--- Start Supplied data ---
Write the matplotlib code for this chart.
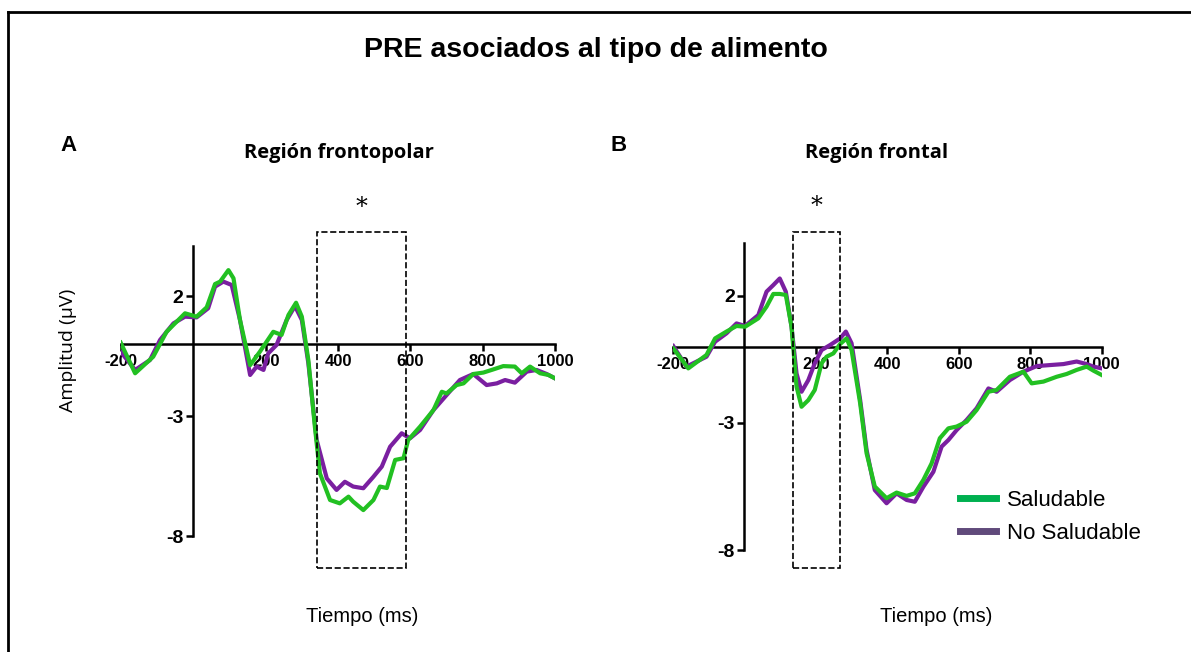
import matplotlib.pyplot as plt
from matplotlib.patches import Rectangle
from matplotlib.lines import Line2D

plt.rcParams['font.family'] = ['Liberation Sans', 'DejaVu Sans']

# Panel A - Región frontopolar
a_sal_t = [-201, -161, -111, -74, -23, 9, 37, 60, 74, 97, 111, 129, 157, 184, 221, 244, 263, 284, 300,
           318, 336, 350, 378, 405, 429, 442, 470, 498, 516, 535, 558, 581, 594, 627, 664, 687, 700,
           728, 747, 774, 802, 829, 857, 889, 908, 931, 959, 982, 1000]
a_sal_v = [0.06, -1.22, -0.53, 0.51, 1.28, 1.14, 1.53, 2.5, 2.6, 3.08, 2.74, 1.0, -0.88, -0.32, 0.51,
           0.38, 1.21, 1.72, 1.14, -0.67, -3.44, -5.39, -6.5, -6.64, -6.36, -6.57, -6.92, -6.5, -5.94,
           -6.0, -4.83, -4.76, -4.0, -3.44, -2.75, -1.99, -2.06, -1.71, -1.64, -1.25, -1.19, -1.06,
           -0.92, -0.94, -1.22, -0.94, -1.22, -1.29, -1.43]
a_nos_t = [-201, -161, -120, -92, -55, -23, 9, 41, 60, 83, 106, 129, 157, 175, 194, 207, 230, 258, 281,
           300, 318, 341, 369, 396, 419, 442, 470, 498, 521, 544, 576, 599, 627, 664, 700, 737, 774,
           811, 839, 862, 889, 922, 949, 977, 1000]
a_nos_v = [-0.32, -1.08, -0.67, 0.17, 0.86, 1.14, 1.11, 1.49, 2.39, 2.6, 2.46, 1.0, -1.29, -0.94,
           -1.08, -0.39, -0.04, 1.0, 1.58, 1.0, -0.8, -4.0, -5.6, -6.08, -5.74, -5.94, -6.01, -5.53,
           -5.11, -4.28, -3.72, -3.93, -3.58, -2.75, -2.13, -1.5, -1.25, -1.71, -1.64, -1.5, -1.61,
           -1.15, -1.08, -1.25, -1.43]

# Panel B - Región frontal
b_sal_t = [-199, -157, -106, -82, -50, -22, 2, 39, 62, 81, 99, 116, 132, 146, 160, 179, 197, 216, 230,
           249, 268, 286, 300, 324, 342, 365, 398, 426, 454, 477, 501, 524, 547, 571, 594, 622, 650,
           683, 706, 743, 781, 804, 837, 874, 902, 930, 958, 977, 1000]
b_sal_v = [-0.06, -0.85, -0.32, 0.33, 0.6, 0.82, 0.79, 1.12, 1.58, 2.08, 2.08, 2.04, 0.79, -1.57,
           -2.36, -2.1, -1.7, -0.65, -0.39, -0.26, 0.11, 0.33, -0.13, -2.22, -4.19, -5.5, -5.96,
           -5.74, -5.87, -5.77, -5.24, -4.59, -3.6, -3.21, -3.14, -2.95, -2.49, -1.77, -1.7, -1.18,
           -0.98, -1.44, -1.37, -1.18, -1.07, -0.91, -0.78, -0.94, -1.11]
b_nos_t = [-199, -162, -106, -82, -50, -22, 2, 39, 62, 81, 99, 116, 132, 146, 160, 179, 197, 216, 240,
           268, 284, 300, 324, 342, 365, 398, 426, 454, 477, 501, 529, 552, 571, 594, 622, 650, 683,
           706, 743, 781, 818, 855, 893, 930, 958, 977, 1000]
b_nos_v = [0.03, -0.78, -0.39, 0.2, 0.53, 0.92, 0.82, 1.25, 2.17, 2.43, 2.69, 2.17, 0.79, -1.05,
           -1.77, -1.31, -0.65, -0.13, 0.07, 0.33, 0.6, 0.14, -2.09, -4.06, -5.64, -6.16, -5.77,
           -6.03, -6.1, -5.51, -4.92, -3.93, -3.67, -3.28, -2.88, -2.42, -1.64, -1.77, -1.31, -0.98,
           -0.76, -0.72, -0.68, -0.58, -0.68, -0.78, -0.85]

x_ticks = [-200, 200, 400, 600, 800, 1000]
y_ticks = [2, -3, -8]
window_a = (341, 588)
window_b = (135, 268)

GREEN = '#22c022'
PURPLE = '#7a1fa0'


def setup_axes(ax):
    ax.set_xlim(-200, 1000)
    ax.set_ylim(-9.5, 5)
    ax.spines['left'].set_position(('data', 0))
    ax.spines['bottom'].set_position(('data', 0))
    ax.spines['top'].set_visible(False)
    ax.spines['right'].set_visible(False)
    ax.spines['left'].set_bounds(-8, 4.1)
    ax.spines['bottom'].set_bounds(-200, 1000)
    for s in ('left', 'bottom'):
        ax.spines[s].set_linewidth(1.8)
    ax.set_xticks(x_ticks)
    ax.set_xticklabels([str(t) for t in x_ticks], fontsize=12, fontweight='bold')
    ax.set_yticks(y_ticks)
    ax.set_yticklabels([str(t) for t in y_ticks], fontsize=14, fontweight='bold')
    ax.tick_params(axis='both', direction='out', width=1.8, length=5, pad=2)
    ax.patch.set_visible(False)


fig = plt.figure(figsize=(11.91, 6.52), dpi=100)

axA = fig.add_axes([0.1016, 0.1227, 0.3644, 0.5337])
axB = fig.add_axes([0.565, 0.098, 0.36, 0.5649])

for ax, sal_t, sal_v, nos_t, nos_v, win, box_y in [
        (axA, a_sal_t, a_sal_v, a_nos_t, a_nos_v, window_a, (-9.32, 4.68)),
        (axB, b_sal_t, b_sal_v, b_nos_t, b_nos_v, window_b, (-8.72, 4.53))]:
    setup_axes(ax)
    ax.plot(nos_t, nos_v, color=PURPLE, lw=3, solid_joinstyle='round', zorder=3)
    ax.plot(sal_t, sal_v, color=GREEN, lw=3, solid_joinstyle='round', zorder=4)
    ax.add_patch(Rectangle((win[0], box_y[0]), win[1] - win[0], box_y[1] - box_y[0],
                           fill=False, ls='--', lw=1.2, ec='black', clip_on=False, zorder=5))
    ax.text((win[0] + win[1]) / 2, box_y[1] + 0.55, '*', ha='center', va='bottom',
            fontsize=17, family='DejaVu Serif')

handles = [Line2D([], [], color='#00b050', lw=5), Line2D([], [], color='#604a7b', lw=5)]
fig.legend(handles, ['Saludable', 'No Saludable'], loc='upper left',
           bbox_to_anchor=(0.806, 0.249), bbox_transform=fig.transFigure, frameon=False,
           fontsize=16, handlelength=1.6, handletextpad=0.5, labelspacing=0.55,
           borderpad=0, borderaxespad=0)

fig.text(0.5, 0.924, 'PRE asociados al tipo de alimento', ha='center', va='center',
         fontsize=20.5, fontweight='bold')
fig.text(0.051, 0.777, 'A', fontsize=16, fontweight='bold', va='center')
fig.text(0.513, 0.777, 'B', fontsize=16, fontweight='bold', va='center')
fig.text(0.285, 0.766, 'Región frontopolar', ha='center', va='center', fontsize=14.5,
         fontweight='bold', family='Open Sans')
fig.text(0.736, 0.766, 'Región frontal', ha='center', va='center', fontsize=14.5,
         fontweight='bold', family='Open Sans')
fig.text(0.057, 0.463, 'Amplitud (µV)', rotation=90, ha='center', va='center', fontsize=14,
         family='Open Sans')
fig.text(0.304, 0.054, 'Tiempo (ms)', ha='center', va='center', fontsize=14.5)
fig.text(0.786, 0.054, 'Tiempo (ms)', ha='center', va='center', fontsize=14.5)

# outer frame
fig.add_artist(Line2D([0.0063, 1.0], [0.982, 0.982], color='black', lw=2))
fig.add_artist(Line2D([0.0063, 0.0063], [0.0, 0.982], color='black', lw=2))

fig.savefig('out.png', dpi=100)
--- End Supplied data ---
Output exactly the span of lines from the top of the listing through the line holding "-1.15, -1.08, -1.25, -1.43]", and leave every picture out.

Written answer:
Write the matplotlib code for this chart.
import matplotlib.pyplot as plt
from matplotlib.patches import Rectangle
from matplotlib.lines import Line2D

plt.rcParams['font.family'] = ['Liberation Sans', 'DejaVu Sans']

# Panel A - Región frontopolar
a_sal_t = [-201, -161, -111, -74, -23, 9, 37, 60, 74, 97, 111, 129, 157, 184, 221, 244, 263, 284, 300,
           318, 336, 350, 378, 405, 429, 442, 470, 498, 516, 535, 558, 581, 594, 627, 664, 687, 700,
           728, 747, 774, 802, 829, 857, 889, 908, 931, 959, 982, 1000]
a_sal_v = [0.06, -1.22, -0.53, 0.51, 1.28, 1.14, 1.53, 2.5, 2.6, 3.08, 2.74, 1.0, -0.88, -0.32, 0.51,
           0.38, 1.21, 1.72, 1.14, -0.67, -3.44, -5.39, -6.5, -6.64, -6.36, -6.57, -6.92, -6.5, -5.94,
           -6.0, -4.83, -4.76, -4.0, -3.44, -2.75, -1.99, -2.06, -1.71, -1.64, -1.25, -1.19, -1.06,
           -0.92, -0.94, -1.22, -0.94, -1.22, -1.29, -1.43]
a_nos_t = [-201, -161, -120, -92, -55, -23, 9, 41, 60, 83, 106, 129, 157, 175, 194, 207, 230, 258, 281,
           300, 318, 341, 369, 396, 419, 442, 470, 498, 521, 544, 576, 599, 627, 664, 700, 737, 774,
           811, 839, 862, 889, 922, 949, 977, 1000]
a_nos_v = [-0.32, -1.08, -0.67, 0.17, 0.86, 1.14, 1.11, 1.49, 2.39, 2.6, 2.46, 1.0, -1.29, -0.94,
           -1.08, -0.39, -0.04, 1.0, 1.58, 1.0, -0.8, -4.0, -5.6, -6.08, -5.74, -5.94, -6.01, -5.53,
           -5.11, -4.28, -3.72, -3.93, -3.58, -2.75, -2.13, -1.5, -1.25, -1.71, -1.64, -1.5, -1.61,
           -1.15, -1.08, -1.25, -1.43]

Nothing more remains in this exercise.